Ashley Granata, 29, the chief marketing officer at start-up Fashism, a fashion advice site, puts it succinctly: “212 numbers are the new rent-controlled apartments.”
“Since your phone number is quite literally your calling card, those numbers can say a lot about you and connote a certain savvy,” says Allison Mooney, a media and marketing theorist at Omnicom’s MobileBehavior.
“On the tech scene, retro connotes authenticity,” says Web content strategist Peter Feld. “And 212 means you’re an authentic, old-school New Yorker. The irony is that 212 cell phones are a little phony, like fake vintage T-shirts.
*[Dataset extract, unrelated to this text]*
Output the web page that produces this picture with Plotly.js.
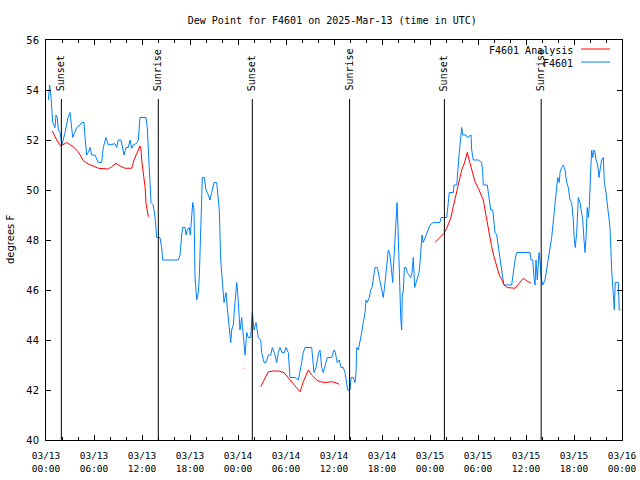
<!DOCTYPE html>
<html>
<head>
<meta charset="utf-8">
<script src="https://cdn.plot.ly/plotly-3.0.1.min.js"></script>
<style>html,body{margin:0;padding:0;background:#fff;}#chart{width:640px;height:480px;}</style>
</head>
<body>
<div id="chart"></div>
<script>
// Hours after 2025-03-13 00:00 UTC
const observedHours = [0.29,0.46,0.63,0.84,1.13,1.25,1.41,1.54,1.75,1.88,2.0,2.38,2.75,3.0,3.16,3.34,3.84,4.25,4.46,4.75,4.88,5.09,5.29,5.5,5.71,6.13,6.54,6.96,7.16,7.5,7.79,8.63,8.84,9.04,9.38,9.59,9.75,10.0,10.29,10.5,10.71,10.91,11.34,11.54,11.75,12.5,12.66,12.91,13.13,13.41,13.63,13.84,14.04,14.25,14.46,14.59,16.54,16.75,16.96,17.09,17.38,17.5,17.66,17.91,18.04,18.21,18.34,18.5,18.63,18.84,19.04,19.16,19.34,19.54,19.79,20.0,20.29,20.5,20.71,21.0,21.34,21.46,21.66,21.84,22.09,22.25,22.38,22.5,22.66,22.91,23.09,23.21,23.41,23.63,23.84,23.96,24.09,24.25,24.46,24.66,24.88,25.09,25.29,25.59,25.79,26.0,26.25,26.54,26.84,26.96,27.25,27.5,27.79,28.09,28.29,28.54,28.84,29.04,29.25,29.5,29.79,30.0,30.29,30.5,31.13,31.54,31.75,31.96,32.16,32.38,33.21,33.34,33.5,33.75,33.91,34.09,34.25,34.46,34.66,34.88,35.16,35.5,35.71,36.0,36.16,36.41,36.66,36.88,37.16,37.38,37.59,37.71,38.0,38.13,38.41,38.63,38.75,38.84,39.04,39.25,39.46,39.66,39.88,40.0,40.16,40.41,40.59,40.75,40.91,41.13,41.41,41.66,41.96,42.16,42.38,42.59,42.79,43.0,43.21,43.34,43.41,43.54,43.66,43.79,43.88,44.0,44.13,44.21,44.34,44.46,44.54,44.66,44.79,45.0,45.16,45.38,45.59,45.75,45.91,46.09,46.25,46.41,46.63,46.75,46.88,47.0,47.16,47.38,47.59,48.0,48.41,48.91,49.25,49.38,50.09,50.29,50.41,50.91,51.0,51.34,51.46,51.66,51.84,51.96,52.09,52.5,52.66,53.13,53.21,53.41,54.04,54.46,54.59,54.66,55.16,55.29,55.41,55.59,55.84,56.0,56.13,56.34,56.46,56.63,56.75,56.96,57.09,57.25,58.21,58.41,58.63,58.84,60.5,60.63,60.84,61.0,61.13,61.25,61.41,61.63,61.75,61.88,62.09,62.38,62.59,62.91,63.21,63.41,63.63,63.84,63.96,64.16,64.25,64.46,64.66,64.88,65.09,65.29,65.5,65.71,65.91,66.04,66.16,66.34,66.46,66.54,66.75,66.96,67.09,67.25,67.38,67.5,67.66,67.79,67.91,68.09,68.21,68.34,68.5,68.63,68.75,68.96,69.13,69.25,69.46,69.66,69.79,70.0,70.29,70.5,70.71,70.91,71.04,71.16,71.54,71.66,71.81];
const observedDewPoint = [53.6,54.2,53.7,52.7,52.5,53.0,52.9,52.4,52.3,52.0,51.8,52.3,52.9,53.1,52.6,52.1,52.5,52.6,52.7,52.7,52.1,51.4,51.5,51.7,51.4,51.4,51.1,51.1,51.7,52.1,51.8,51.85,51.7,52.0,52.0,51.67,51.4,51.7,51.7,52.0,51.67,51.8,51.87,52.0,52.9,52.9,52.5,50.9,49.5,49.4,48.9,48.1,48.1,48.1,47.7,47.2,47.2,47.4,48.2,48.5,48.5,48.2,48.4,48.5,48.2,49.1,49.5,49.2,46.5,45.6,45.9,46.5,48.9,50.5,50.5,50.0,49.8,49.6,49.9,50.3,50.3,49.9,49.2,47.2,46.3,45.5,45.7,45.9,45.3,44.4,43.9,44.4,44.6,45.5,46.3,45.9,45.1,44.4,44.9,44.3,43.4,44.3,44.1,44.1,45.1,44.4,44.7,44.1,44.0,43.5,43.1,43.1,43.4,43.4,43.7,43.5,43.1,43.5,43.7,43.5,43.5,43.7,43.5,42.5,42.5,42.4,42.7,43.1,43.5,43.7,43.7,43.2,42.7,42.9,43.2,43.5,43.6,42.9,42.7,43.0,43.3,43.3,43.3,43.6,43.5,43.1,43.2,42.9,42.9,42.7,42.3,42.0,42.0,42.5,42.5,42.3,42.7,43.7,43.6,43.9,44.3,44.7,45.1,45.6,45.5,45.7,46.0,46.1,46.5,46.9,46.9,46.5,46.1,45.7,46.3,47.1,47.6,47.4,46.8,46.3,46.8,47.7,48.5,49.2,49.5,48.5,47.2,45.9,44.9,44.4,45.9,45.9,46.9,46.9,46.7,46.6,46.5,46.7,47.3,46.1,46.3,46.4,46.7,47.1,47.8,48.2,47.9,48.1,48.3,48.6,48.7,48.7,48.7,48.9,48.9,49.5,49.9,49.9,50.2,50.2,50.8,51.5,52.1,52.5,52.2,52.2,52.1,52.2,51.6,51.2,51.2,51.1,50.7,50.2,50.2,49.9,49.5,49.2,49.2,48.5,48.3,48.2,47.9,47.5,47.1,46.8,46.5,46.2,46.2,46.7,47.2,47.5,47.5,47.2,47.2,46.5,46.2,47.2,46.4,47.5,47.2,46.5,46.2,46.4,46.9,47.5,48.1,48.8,49.5,50.3,50.5,50.3,50.7,50.9,51.0,50.8,50.3,50.1,49.6,49.5,48.8,48.0,47.7,48.3,48.9,49.7,49.5,49.1,48.8,48.0,47.5,48.1,49.3,48.9,49.3,50.8,51.6,51.3,51.6,51.5,51.2,51.0,50.5,50.8,51.2,51.3,50.3,49.9,49.1,48.5,46.8,45.7,45.2,46.3,46.3,45.2,45.2];

const analysisHours = [0.79,1.34,1.84,2.59,3.41,4.04,4.66,5.29,6.54,7.79,8.21,8.75,9.25,9.88,10.71,11.0,11.75,11.88,11.96,12.16,12.38,12.5,12.66,12.79,18.0,24.75,25.5,26.84,27.25,27.79,28.41,29.04,29.75,30.29,30.71,31.13,31.75,32.16,32.79,33.21,33.84,34.25,34.88,35.71,36.13,36.66,42.0,48.63,49.75,50.09,50.59,50.91,51.34,51.66,51.96,52.29,52.66,53.0,53.34,53.63,54.04,54.38,54.66,54.88,55.09,55.29,55.5,55.71,56.0,56.34,56.66,56.96,57.25,57.66,58.21,58.63,59.16,59.66,60.09,60.63];
const analysisDewPoint = [52.36,52.0,51.76,51.9,51.73,51.53,51.17,51.04,50.87,50.84,50.93,51.07,50.96,50.87,50.87,51.2,51.76,51.6,51.2,50.67,50.13,49.47,49.07,48.93,null,42.87,null,42.13,42.4,42.73,42.76,42.76,42.7,42.47,42.33,42.16,41.93,42.33,42.8,42.6,42.4,42.33,42.3,42.33,42.3,42.23,null,47.9,48.27,48.47,48.87,49.33,49.93,50.4,50.8,51.07,51.5,51.07,50.67,50.33,50.07,49.8,49.6,49.2,48.8,48.4,48.13,47.73,47.33,46.93,46.6,46.43,46.2,46.1,46.07,46.07,46.27,46.47,46.37,46.27];

const sunsetHours = [1.92, 25.79, 49.8];
const sunriseHours = [14.04, 37.95, 61.9];
const yTicks = [40,42,44,46,48,50,52,54,56];

function toDate(h){
  const d = new Date(Date.UTC(2025,2,13) + Math.round(h*3600000));
  const p = n => String(n).padStart(2,'0');
  return d.getUTCFullYear()+'-'+p(d.getUTCMonth()+1)+'-'+p(d.getUTCDate())+' '+p(d.getUTCHours())+':'+p(d.getUTCMinutes())+':'+p(d.getUTCSeconds());
}

// isolated analysis points get a small marker so they are visible
const analysisMarkerSize = analysisDewPoint.map((v,i)=>{
  if (v === null) return 0;
  const prev = i>0 ? analysisDewPoint[i-1] : null;
  const next = i<analysisDewPoint.length-1 ? analysisDewPoint[i+1] : null;
  return (prev===null && next===null) ? 2 : 0;
});

const RED = '#ff0000', BLUE = '#0080ff';
const mono = 'DejaVu Sans Mono, Liberation Mono, monospace';

const traces = [
  {x: observedHours.map(toDate), y: observedDewPoint, type:'scatter', mode:'lines', name:'F4601',
   line:{color:BLUE, width:1, shape:'linear'}, hoverinfo:'skip'},
  {x: analysisHours.map(toDate), y: analysisDewPoint, type:'scatter', mode:'lines+markers', name:'F4601 Analysis',
   line:{color:RED, width:1}, marker:{color:RED, size:analysisMarkerSize, symbol:'square'}, connectgaps:false, hoverinfo:'skip'}
];

const shapes = [], annotations = [];
sunsetHours.forEach(h => {
  shapes.push({type:'line', xref:'x', yref:'paper', x0:toDate(h), x1:toDate(h), y0:0, y1:0.8525, line:{color:'black', width:1}});
  annotations.push({xref:'x', yref:'paper', x:toDate(h), y:0.8675, text:'Sunset', textangle:-90, showarrow:false, xanchor:'center', yanchor:'bottom', font:{family:mono, size:10, color:'black'}});
});
sunriseHours.forEach(h => {
  shapes.push({type:'line', xref:'x', yref:'paper', x0:toDate(h), x1:toDate(h), y0:0, y1:0.8525, line:{color:'black', width:1}});
  annotations.push({xref:'x', yref:'paper', x:toDate(h), y:0.8675, text:'Sunrise', textangle:-90, showarrow:false, xanchor:'center', yanchor:'bottom', font:{family:mono, size:10, color:'black'}});
});
// key (text on the left, line sample on the right)
annotations.push({xref:'paper', yref:'paper', x:0.918, y:0.975, text:'F4601 Analysis', showarrow:false, xanchor:'right', yanchor:'middle', font:{family:mono, size:10, color:'black'}});
annotations.push({xref:'paper', yref:'paper', x:0.918, y:0.9425, text:'F4601', showarrow:false, xanchor:'right', yanchor:'middle', font:{family:mono, size:10, color:'black'}});
shapes.push({type:'line', xref:'paper', yref:'paper', x0:0.929, x1:0.979, y0:0.9775, y1:0.9775, line:{color:RED, width:1}});
shapes.push({type:'line', xref:'paper', yref:'paper', x0:0.929, x1:0.979, y0:0.945, y1:0.945, line:{color:BLUE, width:1}});
// y axis title
annotations.push({xref:'paper', yref:'paper', x:-0.0625, y:0.5, text:'degrees F', textangle:-90, showarrow:false, xanchor:'center', yanchor:'middle', font:{family:'DejaVu Sans, sans-serif', size:10, color:'black'}});

const layout = {
  width:640, height:480,
  margin:{l:46, r:18, t:40, b:40, pad:0},
  paper_bgcolor:'white', plot_bgcolor:'white',
  showlegend:false,
  title:{text:'Dew Point for F4601 on 2025-Mar-13 (time in UTC)', x:0.497, xref:'paper', xanchor:'center', y:0.958, yref:'container', yanchor:'middle', font:{family:mono, size:10, color:'black'}},
  xaxis:{type:'date', range:[toDate(0), toDate(72)], dtick:21600000, tick0:toDate(0), tickformat:'%m/%d<br>%H:%M',
    ticks:'inside', ticklen:5, tickcolor:'black', tickwidth:1, showline:true, linecolor:'black', linewidth:1, mirror:'ticks',
    showgrid:false, zeroline:false, ticklabelstandoff:7, tickfont:{family:mono, size:9.5, color:'black'},
    minor:{dtick:7200000, tick0:toDate(0), ticks:'inside', ticklen:3, tickcolor:'black', showgrid:false}},
  yaxis:{range:[40,56], tickvals:yTicks, ticktext:yTicks.map(String), ticks:'inside', ticklen:5, tickcolor:'black', tickwidth:1,
    showline:true, linecolor:'black', linewidth:1, mirror:'ticks', showgrid:false, zeroline:false, ticklabelstandoff:4,
    tickfont:{family:'DejaVu Sans, sans-serif', size:10, color:'black'}},
  shapes:shapes, annotations:annotations
};

Plotly.newPlot('chart', traces, layout, {staticPlot:true, displayModeBar:false});
</script>
</body>
</html>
Real Manhattanites use 917 for their cell phones and 212 for their land lines.”
Then, someone puts it all in perspective…
“Physical talking on the phone is something old people do.” Game. set. match.
The demand for 212 numbers is largely because they’re all used up — hence the reason we’ve advanced to 646, 917, etc. And when someone cancels a 212, it must be taken out of circulation for 60 days before it can be recirculated a/k/a adopted by a techy new kid on the block. This dynamic has led to a new business — selling 212 numbers to trendy suckers for hundreds of dollars on sites like 212 Area Code, eBay, and Craigslist. Easy-to-remember numbers with double zeros on the end can cost over $1,000 — justify it as you will, a piece of New York history or a big, fat money-suck.
But wait, what if the 212 number is 212-646-9170 — is that steeply discounted? Or does it gush I <3 NY so strongly that it’s extremely valuable? Well, I tried calling it, and it appeared on my (212 landline) screen as “invalid” with a busy signal, so perhaps somewhere it’s up for grabs!